Однако даже если сосредоточиться только на принудительном труде, некоторые цифры могут ввести в заблуждение. К 1 апреля 1943 года УИТЛК Новосибирской области сообщало, что 51 % заключенных не может работать из-за плохого физического состояния [ГАНО. Ф. П-260. Оп. 1. Д. 24. Л. 40–41 oб.]. В 1944 году инспекция Томской ИТК № 8 установила, что 437 из 1028 заключенных оказались непригодными к физическому труду, причем даже не в самый суровый период войны [ГАНО. Ф. Р-20. Оп. 4. Д. 12. Л. 10]. Это значительно превышает средние показатели по лагерям ГУЛАГа за период войны, в которых содержалось 25–30 % нетрудоспособного контингента [Bacon 1994: 132]. Труд заключенных оставался чрезвычайно неэффективным. Учитывая работу Алексопулос, показавшую, что даже считавшиеся пригодными к физическому труду часто страдали от серьезных заболеваний и находились в крайне плохой физической форме, большая часть контингента Западной Сибири практически находилась между жизнью и смертью[334]

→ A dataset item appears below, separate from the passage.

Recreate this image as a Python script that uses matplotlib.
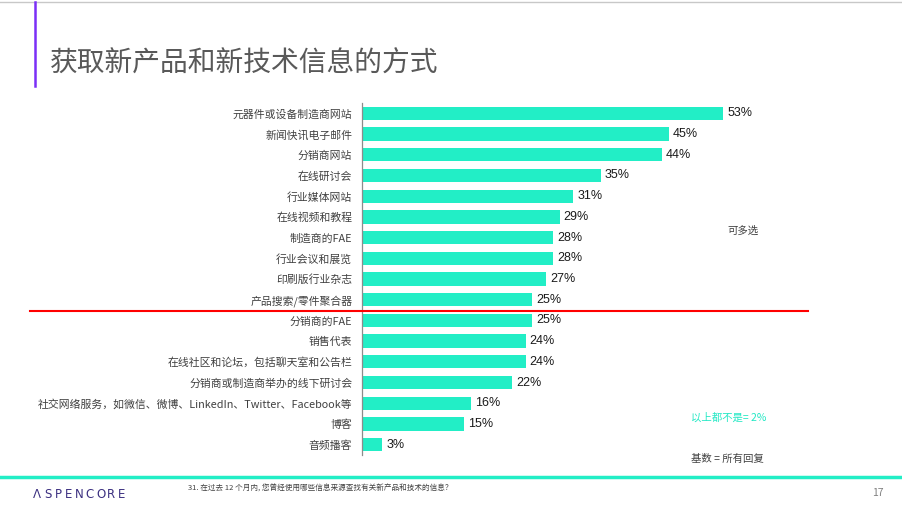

.Можно сказать, что ГУЛАГ был одним из элементов административной головоломки по обеспечению экономики трудовыми ресурсами в условиях общенациональной и региональной тотальной войны. Довольно ограниченная роль ГУЛАГа в решении этой задачи подчеркивает существенное отличие советской лагерной системы от других лагерей военного времени. Хотя подробное рассмотрение сравнительного аспекта выходит за рамки данной работы, все же стоит сказать об этом несколько слов. Советские власти, похоже, придавали концентрационным лагерям меньшее значение, чем большинство других воюющих стран ХХ века. В этом смысле ГУЛАГ лишь в небольшой степени вписывается в модную ныне теорию Джорджо Агамбена о войне и концентрационных лагерях[335]
. Согласно Агамбену, концлагерь возникает в том случае, когда современное государство используют войну и (или) чрезвычайное положение как предлог для помещения части нежелательных граждан (отдельных субъектов) и (или) каких-либо групп в «чрезвычайное положение», в котором они попадают в некое пороговое правовое поле, существуя вне закона, с одной стороны, но завися от него, с другой. Агамбен основывает большую часть своих аргументов на работах немецкого политического теоретика Карла Шмитта, в своей книге «Политическая теология» (Politische Teh ologie, 1922) утверждавшего, что «суверенен тот, кто принимает решение о чрезвычайном положении», и поэтому это право является центральным элементом функционирования современного государства [Шмитт 2000: 15].Однако советская власть не рассматривала сталинский ГУЛАГ как нечто исключительное, по крайней мере в начале его существования. Более того, ГУЛАГ считался примером гуманной пенитенциарной реформы. Кроме того, заключенные ГУЛАГа обвинялись и осуждались (какими бы суровыми ни были законы и методы допроса) за преступления, нарушающие советское законодательство. Эти люди не находились вне закона, они лишь совершили некие противоправные действия, во всяком случае в глазах государства. В этом смысле не возникает сомнений, что спецпоселения больше соответствуют понятию «чрезвычайного положения» по Агамбену. В них размещались определенные группы людей – сначала раскулаченные крестьяне, а затем и целые этнические группы, – вынужденно переселенные в отдаленные районы, ограниченные в правах, но формально ни в чем не обвиняемые. Но, пожалуй, важнее всего то, что, в отличие от других воюющих государств ХХ века, например от британцев в Южной Африке или от немецких нацистов Второй мировой, в советском ГУЛАГе в военный период уделялось меньше внимания репрессивным мерам, чем до начала войны и после ее окончания.
Более того, даже в случаях с британскими и нацистскими лагерями теории Агамбена сталкивались с трудностями при их приложении к тем или иным аспектам этих систем. Джонатан Хислоп, например, критикует Агамбена за некий «перекос» в сторону биополитики. В случае с Южной Африкой Хислоп показывает, что заинтересованность британского правительства в мониторинге здоровья населения лагерей началась именно тогда, когда положение интернированных улучшилась, а не когда они были обречены на голодную гибель [Hyslop 2011]. На другом примере, уже из практики Второй мировой, Марк Мазоуэр критикует работу Агамбена за то, что, помимо прочего, он не признает кардинальных различий в сети нацистских лагерей, причем не только во времени, но даже и по местам размещения [Mazower 2008: 23–34]. Тем не менее Хислоп сходится с Агамбеном в том, что именно военные и (или) чрезвычайные меры стали ключевой предпосылкой для создания лагерей, а Мазоуэр обсуждает Агамбена с точки зрения «военных парадигм» власти. Любопытно, но в сравнительном контексте пример ГУЛАГа показывает, что в СССР особое военное положение не сыграло решающей роли в формировании и расширении «чрезвычайного положения».